Writers can learn a lesson here. Go over your story again and again and again. I’m not suggesting you lock yourself in handcuffs and sit in a grey room with weak fluorescent lighting, grilling yourself mercilessly. But pick one character or action and explain its importance to yourself. Ask yourself over and over again those important writer questions: Why is this important? How would this character respond? Why did the character do that? Why did the character say that? What implications will this have later?

Do it over and over and over. I honestly recommend speaking aloud to yourself. Really. Talk to the voices in your head. This is a little easier said than done of course – if you’re at a library, talking aloud can seem neurotic. Even if you’re in your own room, talking aloud might draw some unusual looks from your family passing by your door. Try it anyway.

I’m the kind of person who needs to hear the idea, even if it’s my own. But if you’re not like me, there’s still the police-style benefit. You’re going to uncover details and ideas you didn’t have before. Saying it aloud over and over, explaining it to yourself over and over will, like a police interrogation, start to show some of the inconsistencies, flaws or missteps in your writing.

True story: I was revising a novel. I wrote a chapter that was necessary, but one I didn’t like all that much. It was short and the writing wasn’t good and it wasn’t really doing what I wanted it to do. So, I just started asking myself questions (again, out loud... and sometimes I pace and bounce a tennis ball). I started explaining things as if someone were across the table. I talked about what I needed from that chapter, why it was important to the rest of the novel, and then – from nowhere – ideas starting falling into place about this chapter and others. I started seeing how characters needed to behave and how those behaviors would lead into the next section, which I was also struggling with. Suddenly, holes in characters started to fill. The writing started to improve.
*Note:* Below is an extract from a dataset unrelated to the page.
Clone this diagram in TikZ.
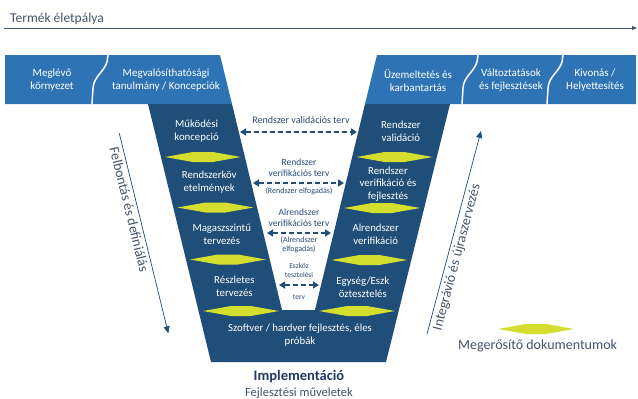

By repeating to myself what I already knew, I started to see where I had gone wrong with other details, other contradictions I had made. Not only did I begin to reform what that chapter needed to be, I also started finding clues to how to fix other problems I was having with the book.

By this point in your writing career, you’ve probably heard the advice to read your work aloud. From a fluency/voice/pacing standpoint, this is a great idea. It also helps correct some common grammar mistakes, just because they’ll “sound” wrong. Use that same idea in the first drafting stages, when constructing ideas and developing characters. Everything sounds good in your own head. Jokes are funnier, your impersonation is spot on, and the tone of voice is always perfect. But all that goes away once it comes out of your mouth. Ideas are no different. Defend yourself to yourself. Say it ALOUD! And if anyone asks you what you’re doing, why you’re talking to yourself, just say, “I’m having a conversation with the voices in my head.”